Give back only the lines from the one that contains "Clone this chart in Plotly." through the one that contains "nombres = [5, 4, 4, 2, 0, 0, 0]", word for word and without images.

::: Records to use :::

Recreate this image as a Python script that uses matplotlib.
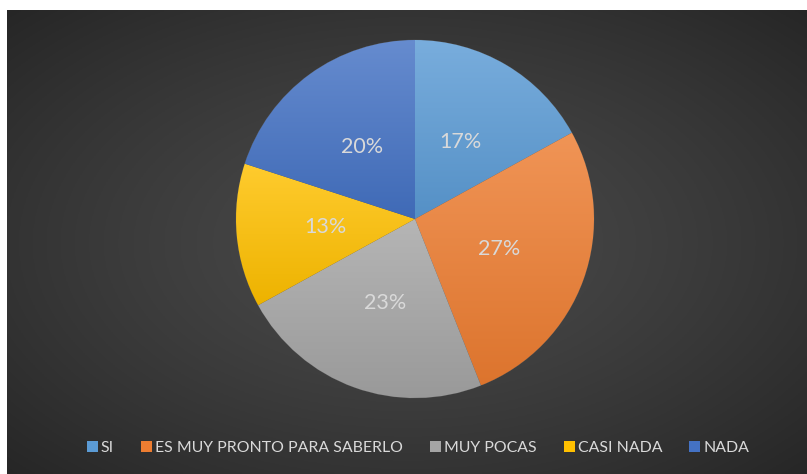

:::
::: Records to use :::

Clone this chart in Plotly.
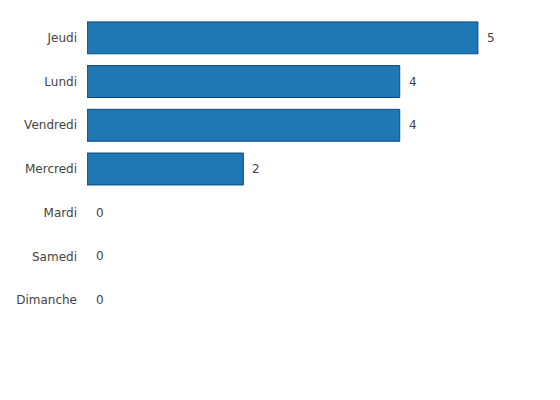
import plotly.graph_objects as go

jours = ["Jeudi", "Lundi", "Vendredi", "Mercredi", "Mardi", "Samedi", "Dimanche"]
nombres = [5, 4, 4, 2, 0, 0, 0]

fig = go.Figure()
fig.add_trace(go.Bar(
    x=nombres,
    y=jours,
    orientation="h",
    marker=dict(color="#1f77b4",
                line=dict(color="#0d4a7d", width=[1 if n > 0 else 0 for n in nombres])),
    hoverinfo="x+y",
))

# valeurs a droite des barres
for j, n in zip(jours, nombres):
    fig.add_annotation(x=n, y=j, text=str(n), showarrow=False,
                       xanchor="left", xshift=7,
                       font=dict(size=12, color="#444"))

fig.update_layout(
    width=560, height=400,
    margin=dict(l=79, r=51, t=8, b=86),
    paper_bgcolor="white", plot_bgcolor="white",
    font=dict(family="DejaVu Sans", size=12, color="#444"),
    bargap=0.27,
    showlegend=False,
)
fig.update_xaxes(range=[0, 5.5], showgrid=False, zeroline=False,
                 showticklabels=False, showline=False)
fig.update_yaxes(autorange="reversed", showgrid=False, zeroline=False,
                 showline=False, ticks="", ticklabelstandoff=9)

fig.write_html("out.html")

:::

Complete response.
Clone this chart in Plotly.
import plotly.graph_objects as go

jours = ["Jeudi", "Lundi", "Vendredi", "Mercredi", "Mardi", "Samedi", "Dimanche"]
nombres = [5, 4, 4, 2, 0, 0, 0]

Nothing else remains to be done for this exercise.